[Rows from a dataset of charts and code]

□ □ □

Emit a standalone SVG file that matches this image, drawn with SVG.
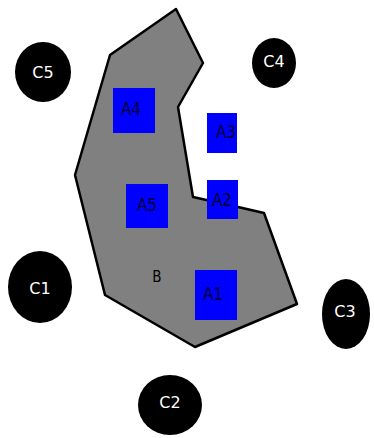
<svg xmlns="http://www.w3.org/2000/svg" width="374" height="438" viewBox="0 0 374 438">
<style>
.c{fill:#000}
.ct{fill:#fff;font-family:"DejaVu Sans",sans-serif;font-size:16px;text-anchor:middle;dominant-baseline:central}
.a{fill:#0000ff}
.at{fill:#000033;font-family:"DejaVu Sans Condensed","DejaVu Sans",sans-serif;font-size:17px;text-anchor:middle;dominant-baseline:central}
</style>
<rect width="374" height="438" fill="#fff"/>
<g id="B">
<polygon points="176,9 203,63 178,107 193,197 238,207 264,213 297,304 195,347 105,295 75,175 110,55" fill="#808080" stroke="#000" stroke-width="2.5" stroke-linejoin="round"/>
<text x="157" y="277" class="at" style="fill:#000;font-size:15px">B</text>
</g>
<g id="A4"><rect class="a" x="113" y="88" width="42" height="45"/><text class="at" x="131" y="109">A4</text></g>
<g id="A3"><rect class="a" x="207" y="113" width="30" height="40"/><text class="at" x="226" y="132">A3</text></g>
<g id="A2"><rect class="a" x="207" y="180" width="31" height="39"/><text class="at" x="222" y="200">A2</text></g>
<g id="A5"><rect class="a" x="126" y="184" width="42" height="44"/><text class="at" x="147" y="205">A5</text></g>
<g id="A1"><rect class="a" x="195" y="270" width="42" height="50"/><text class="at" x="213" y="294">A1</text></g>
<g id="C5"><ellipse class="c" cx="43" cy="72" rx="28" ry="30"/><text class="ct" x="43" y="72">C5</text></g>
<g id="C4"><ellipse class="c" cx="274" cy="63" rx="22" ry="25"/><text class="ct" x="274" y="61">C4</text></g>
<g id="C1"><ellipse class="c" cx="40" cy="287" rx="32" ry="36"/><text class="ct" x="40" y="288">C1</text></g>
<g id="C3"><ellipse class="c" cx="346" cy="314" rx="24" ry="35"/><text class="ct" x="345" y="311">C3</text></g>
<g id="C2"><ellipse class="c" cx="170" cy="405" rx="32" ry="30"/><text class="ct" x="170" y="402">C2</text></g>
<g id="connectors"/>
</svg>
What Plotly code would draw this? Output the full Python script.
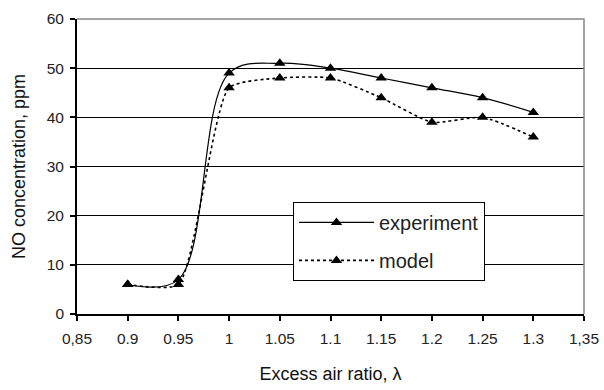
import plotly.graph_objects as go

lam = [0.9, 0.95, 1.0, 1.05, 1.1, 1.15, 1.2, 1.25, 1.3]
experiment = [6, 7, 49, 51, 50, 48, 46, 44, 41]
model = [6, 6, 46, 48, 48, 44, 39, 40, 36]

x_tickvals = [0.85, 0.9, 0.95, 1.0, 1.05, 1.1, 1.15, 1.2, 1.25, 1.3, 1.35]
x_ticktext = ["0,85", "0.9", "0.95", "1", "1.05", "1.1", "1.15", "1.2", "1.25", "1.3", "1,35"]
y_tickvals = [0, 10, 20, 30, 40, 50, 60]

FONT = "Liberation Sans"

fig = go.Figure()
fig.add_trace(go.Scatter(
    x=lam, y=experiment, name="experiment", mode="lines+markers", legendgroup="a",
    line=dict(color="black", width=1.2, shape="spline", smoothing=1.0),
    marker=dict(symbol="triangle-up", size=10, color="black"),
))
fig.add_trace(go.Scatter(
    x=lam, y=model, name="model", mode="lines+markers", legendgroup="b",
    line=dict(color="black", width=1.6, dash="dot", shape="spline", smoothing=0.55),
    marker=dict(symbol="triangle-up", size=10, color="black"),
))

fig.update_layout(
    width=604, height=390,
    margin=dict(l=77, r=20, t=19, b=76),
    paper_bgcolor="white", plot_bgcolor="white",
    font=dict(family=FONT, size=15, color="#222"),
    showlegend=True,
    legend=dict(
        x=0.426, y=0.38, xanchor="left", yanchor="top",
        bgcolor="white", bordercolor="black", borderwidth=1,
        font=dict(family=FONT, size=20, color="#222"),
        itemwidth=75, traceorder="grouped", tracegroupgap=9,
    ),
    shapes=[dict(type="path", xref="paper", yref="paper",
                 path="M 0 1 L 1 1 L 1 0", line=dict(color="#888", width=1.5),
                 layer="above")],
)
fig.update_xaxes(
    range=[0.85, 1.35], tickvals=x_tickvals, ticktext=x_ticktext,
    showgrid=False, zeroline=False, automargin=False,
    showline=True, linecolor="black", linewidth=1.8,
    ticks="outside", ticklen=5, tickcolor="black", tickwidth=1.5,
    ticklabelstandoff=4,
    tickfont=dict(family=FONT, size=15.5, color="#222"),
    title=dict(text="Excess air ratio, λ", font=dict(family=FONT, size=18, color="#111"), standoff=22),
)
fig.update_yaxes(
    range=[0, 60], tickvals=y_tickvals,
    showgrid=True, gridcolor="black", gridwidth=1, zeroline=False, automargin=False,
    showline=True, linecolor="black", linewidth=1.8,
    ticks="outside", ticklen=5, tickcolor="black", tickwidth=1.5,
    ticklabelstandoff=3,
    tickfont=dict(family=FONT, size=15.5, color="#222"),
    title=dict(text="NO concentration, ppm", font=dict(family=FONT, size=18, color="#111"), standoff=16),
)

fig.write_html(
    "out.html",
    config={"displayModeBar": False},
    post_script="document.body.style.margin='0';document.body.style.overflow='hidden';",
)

□ □ □

▶ _DESCRIPTION OF THE TASK_
Quote the material exactly. Pictures stay out.

▶ _SOLUTION TO THIS TASK_
Emit a standalone SVG file that matches this image, drawn with SVG.
<svg xmlns="http://www.w3.org/2000/svg" width="374" height="438" viewBox="0 0 374 438">
<style>
.c{fill:#000}
.ct{fill:#fff;font-family:"DejaVu Sans",sans-serif;font-size:16px;text-anchor:middle;dominant-baseline:central}
.a{fill:#0000ff}
.at{fill:#000033;font-family:"DejaVu Sans Condensed","DejaVu Sans",sans-serif;font-size:17px;text-anchor:middle;dominant-baseline:central}
</style>
<rect width="374" height="438" fill="#fff"/>
<g id="B">
<polygon points="176,9 203,63 178,107 193,197 238,207 264,213 297,304 195,347 105,295 75,175 110,55" fill="#808080" stroke="#000" stroke-width="2.5" stroke-linejoin="round"/>
<text x="157" y="277" class="at" style="fill:#000;font-size:15px">B</text>
</g>
<g id="A4"><rect class="a" x="113" y="88" width="42" height="45"/><text class="at" x="131" y="109">A4</text></g>
<g id="A3"><rect class="a" x="207" y="113" width="30" height="40"/><text class="at" x="226" y="132">A3</text></g>
<g id="A2"><rect class="a" x="207" y="180" width="31" height="39"/><text class="at" x="222" y="200">A2</text></g>
<g id="A5"><rect class="a" x="126" y="184" width="42" height="44"/><text class="at" x="147" y="205">A5</text></g>
<g id="A1"><rect class="a" x="195" y="270" width="42" height="50"/><text class="at" x="213" y="294">A1</text></g>
<g id="C5"><ellipse class="c" cx="43" cy="72" rx="28" ry="30"/><text class="ct" x="43" y="72">C5</text></g>
<g id="C4"><ellipse class="c" cx="274" cy="63" rx="22" ry="25"/><text class="ct" x="274" y="61">C4</text></g>
<g id="C1"><ellipse class="c" cx="40" cy="287" rx="32" ry="36"/><text class="ct" x="40" y="288">C1</text></g>
<g id="C3"><ellipse class="c" cx="346" cy="314" rx="24" ry="35"/><text class="ct" x="345" y="311">C3</text></g>
<g id="C2"><ellipse class="c" cx="170" cy="405" rx="32" ry="30"/><text class="ct" x="170" y="402">C2</text></g>
<g id="connectors"/>
</svg>
What Plotly code would draw this? Output the full Python script.
import plotly.graph_objects as go

lam = [0.9, 0.95, 1.0, 1.05, 1.1, 1.15, 1.2, 1.25, 1.3]
experiment = [6, 7, 49, 51, 50, 48, 46, 44, 41]
model = [6, 6, 46, 48, 48, 44, 39, 40, 36]

x_tickvals = [0.85, 0.9, 0.95, 1.0, 1.05, 1.1, 1.15, 1.2, 1.25, 1.3, 1.35]
x_ticktext = ["0,85", "0.9", "0.95", "1", "1.05", "1.1", "1.15", "1.2", "1.25", "1.3", "1,35"]
y_tickvals = [0, 10, 20, 30, 40, 50, 60]

FONT = "Liberation Sans"

fig = go.Figure()
fig.add_trace(go.Scatter(
    x=lam, y=experiment, name="experiment", mode="lines+markers", legendgroup="a",
    line=dict(color="black", width=1.2, shape="spline", smoothing=1.0),
    marker=dict(symbol="triangle-up", size=10, color="black"),
))
fig.add_trace(go.Scatter(
    x=lam, y=model, name="model", mode="lines+markers", legendgroup="b",
    line=dict(color="black", width=1.6, dash="dot", shape="spline", smoothing=0.55),
    marker=dict(symbol="triangle-up", size=10, color="black"),
))

fig.update_layout(
    width=604, height=390,
    margin=dict(l=77, r=20, t=19, b=76),
    paper_bgcolor="white", plot_bgcolor="white",
    font=dict(family=FONT, size=15, color="#222"),
    showlegend=True,
    legend=dict(
        x=0.426, y=0.38, xanchor="left", yanchor="top",
        bgcolor="white", bordercolor="black", borderwidth=1,
        font=dict(family=FONT, size=20, color="#222"),
        itemwidth=75, traceorder="grouped", tracegroupgap=9,
    ),
    shapes=[dict(type="path", xref="paper", yref="paper",
                 path="M 0 1 L 1 1 L 1 0", line=dict(color="#888", width=1.5),
                 layer="above")],
)
fig.update_xaxes(
    range=[0.85, 1.35], tickvals=x_tickvals, ticktext=x_ticktext,
    showgrid=False, zeroline=False, automargin=False,
    showline=True, linecolor="black", linewidth=1.8,
    ticks="outside", ticklen=5, tickcolor="black", tickwidth=1.5,
    ticklabelstandoff=4,
    tickfont=dict(family=FONT, size=15.5, color="#222"),
    title=dict(text="Excess air ratio, λ", font=dict(family=FONT, size=18, color="#111"), standoff=22),
)
fig.update_yaxes(
    range=[0, 60], tickvals=y_tickvals,
    showgrid=True, gridcolor="black", gridwidth=1, zeroline=False, automargin=False,
    showline=True, linecolor="black", linewidth=1.8,
    ticks="outside", ticklen=5, tickcolor="black", tickwidth=1.5,
    ticklabelstandoff=3,
    tickfont=dict(family=FONT, size=15.5, color="#222"),
    title=dict(text="NO concentration, ppm", font=dict(family=FONT, size=18, color="#111"), standoff=16),
)

fig.write_html(
    "out.html",
    config={"displayModeBar": False},
    post_script="document.body.style.margin='0';document.body.style.overflow='hidden';",
)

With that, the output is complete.